Monmouth / About the College / News / Full Story

Monmouth College to observe Earth Week April 18-23 with several events

Barry McNamara
Monmouth College will observe Earth Week April 18-23 with two talks by guest lecturers, the screening of an award-winning documentary and a tree planting at LeSuer Nature Preserve.

“Earth Week is a chance to remind ourselves that everything we do, know, make and love is entirely dependent on a healthy planet,” said biology professor Ken Cramer. “While we should remember this every day, Earth Week is a chance to learn about our effects on our environment and how we can reduce our impacts and live sustainably. Finally, it’s also a chance to participate in meaningful action, however small, to reach that goal.”

Science faculty from two neighboring institutions will speak April 18 and April 20 in the Center for Science and Business. In between, on April 19, the movie Chasing Ice will be shown. All three events will begin at 7 p.m. and are free and open to the public.

On April 18, ornithologist Brian Peer of Western Illinois University will speak about “Cowbirds, Conservation and Coevolution: Separating Fact from Fiction.” His talk will be in Room 276.

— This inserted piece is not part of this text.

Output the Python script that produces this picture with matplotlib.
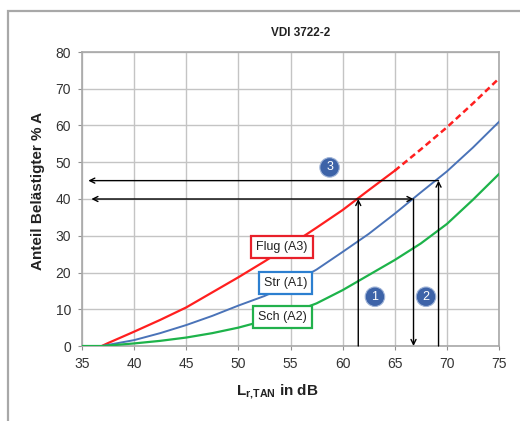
import matplotlib
matplotlib.use('Agg')

import matplotlib.pyplot as plt
from matplotlib.patches import Rectangle

plt.rcParams['font.family'] = ['Liberation Sans', 'DejaVu Sans']
plt.rcParams['mathtext.fontset'] = 'custom'
plt.rcParams['mathtext.bf'] = 'Liberation Sans:bold'
plt.rcParams['mathtext.rm'] = 'Liberation Sans'

# ---- data ----
x_flug = [36.9, 37.5, 40, 42.5, 45, 47.5, 50, 52.5, 55, 57.5, 60, 62.5, 65]
y_flug = [0, 0.8, 3.9, 7.1, 10.5, 14.6, 18.7, 23.0, 27.5, 32.2, 37.0, 42.4, 47.7]
x_flug_ext = [65, 67.5, 70, 72.5, 75]
y_flug_ext = [47.7, 53.5, 59.5, 66.0, 72.8]

x_str = [36.9, 40, 42.5, 45, 47.5, 50, 52.5, 55, 57.5, 60, 62.5, 65, 67.5, 70, 72.5, 75]
y_str = [0, 1.6, 3.5, 5.7, 8.2, 11.0, 13.6, 16.8, 20.8, 25.6, 30.5, 36.0, 41.8, 47.5, 54.0, 61.0]

x_sch = [35, 37, 40, 42.5, 45, 47.5, 50, 52.5, 55, 57.5, 60, 62.5, 65, 67.5, 70, 72.5, 75]
y_sch = [0, 0, 0.7, 1.4, 2.3, 3.5, 5.0, 6.9, 8.9, 11.6, 15.2, 19.3, 23.4, 27.9, 33.2, 39.8, 46.8]

# arrows: (start, end, style)
arrows = [
    ((61.5, 0), (61.5, 40), '->'),
    ((35.9, 40), (66.8, 40), '<->'),
    ((66.8, 40), (66.8, 0), '->'),
    ((69.2, 0), (69.2, 45), '->'),
    ((69.2, 45), (35.6, 45), '->'),
]
markers = [("1", 63.1, 13.4), ("2", 68.0, 13.4), ("3", 58.75, 48.6)]
labels = [("Flug (A3)", 54.2, 26.9, "#e8202a"),
          ("Str (A1)", 54.5, 17.2, "#2c7fd0"),
          ("Sch (A2)", 54.2, 8.0, "#22b14c")]

fig = plt.figure(figsize=(5.2, 4.21), dpi=100)
ax = fig.add_axes([82 / 520, 75 / 421, 417 / 520, 294 / 421])

# outer frame
fig.patches.append(Rectangle((8 / 520, -0.02), 1.0, (410 / 421) + 0.02,
                             transform=fig.transFigure, fill=False,
                             edgecolor="#a8a8a8", lw=1.6))

ax.plot(x_flug, y_flug, color="#ff1f1f", lw=1.6, zorder=3)
ax.plot(x_flug_ext, y_flug_ext, color="#ff1f1f", lw=1.8, ls=(0, (2.5, 1.5)), zorder=3)
ax.plot(x_str, y_str, color="#4a73b8", lw=1.4, zorder=3)
ax.plot(x_sch, y_sch, color="#1db34a", lw=1.6, zorder=3)

for (x0, y0), (x1, y1), style in arrows:
    ax.annotate("", xy=(x1, y1), xytext=(x0, y0),
                arrowprops=dict(arrowstyle=style, color="black", lw=1.0,
                                shrinkA=0, shrinkB=0, mutation_scale=9),
                zorder=4)

for txt, x, y in markers:
    ax.text(x, y, txt, ha="center", va="center", color="white", fontsize=9,
            zorder=5,
            bbox=dict(boxstyle="circle,pad=0.3", facecolor="#3d63a8",
                      edgecolor="#9fb4d8", lw=0.8))

for txt, x, y, c in labels:
    ax.text(x, y, txt, ha="center", va="center", color="#222222", fontsize=9,
            zorder=5,
            bbox=dict(boxstyle="square,pad=0.4", facecolor="white",
                      edgecolor=c, lw=1.6))

ax.set_xlim(35, 75)
ax.set_ylim(0, 80)
ax.set_xticks(range(35, 76, 5))
ax.set_yticks(range(0, 81, 10))
ax.grid(True, color="#c4c4c4", lw=1.0)
ax.set_axisbelow(True)
for s in ax.spines.values():
    s.set_color("#a8a8a8")
    s.set_linewidth(1.2)
ax.tick_params(length=3, pad=5, color="#909090", labelsize=10, labelcolor="#333333")

fig.text(301 / 520, 1 - 33 / 421, "VDI 3722-2", ha="center", va="center",
         fontsize=8.5, fontweight="bold", color="#222222")
fig.text(38 / 520, 1 - 191 / 421, "Anteil Belästigter % A", rotation=90,
         ha="center", va="center", fontsize=11, fontweight="bold", color="#222222")
fig.text(277 / 520, 1 - 392 / 421, r"$\mathbf{L_{r{,}TAN}}$ in dB", ha="center",
         va="center", fontsize=11, fontweight="bold", color="#222222")

plt.savefig("out.png", dpi=100)
plt.close()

At WIU, Peer teaches courses on ecology, biosystematics and evolution, ornithology, and animal behavior. He received his Ph.D. from the University of Manitoba.

On April 20, Peter Schwartzman of Knox College will speak in Pattee Auditorium about “Renewable Energy.”

Trained as a climatologist, Schwartzman studies the influence of humans on future climate change. He received his Ph.D. in environmental sciences from the University of Virginia.

On April 19, Chasing Ice will be shown in Pattee Auditorium. The film tells the story of environmental photographer James Balog’s mission to gather evidence of climate change. Within months of his first trip to Iceland, Balog conceived the boldest expedition of his life: the extreme ice survey. With a band of young adventurers in tow, he deployed revolutionary time-lapse cameras across the brutal Arctic to capture a multi-year record of the world’s changing glaciers.

Following the movie, there will be a discussion about climate change solutions.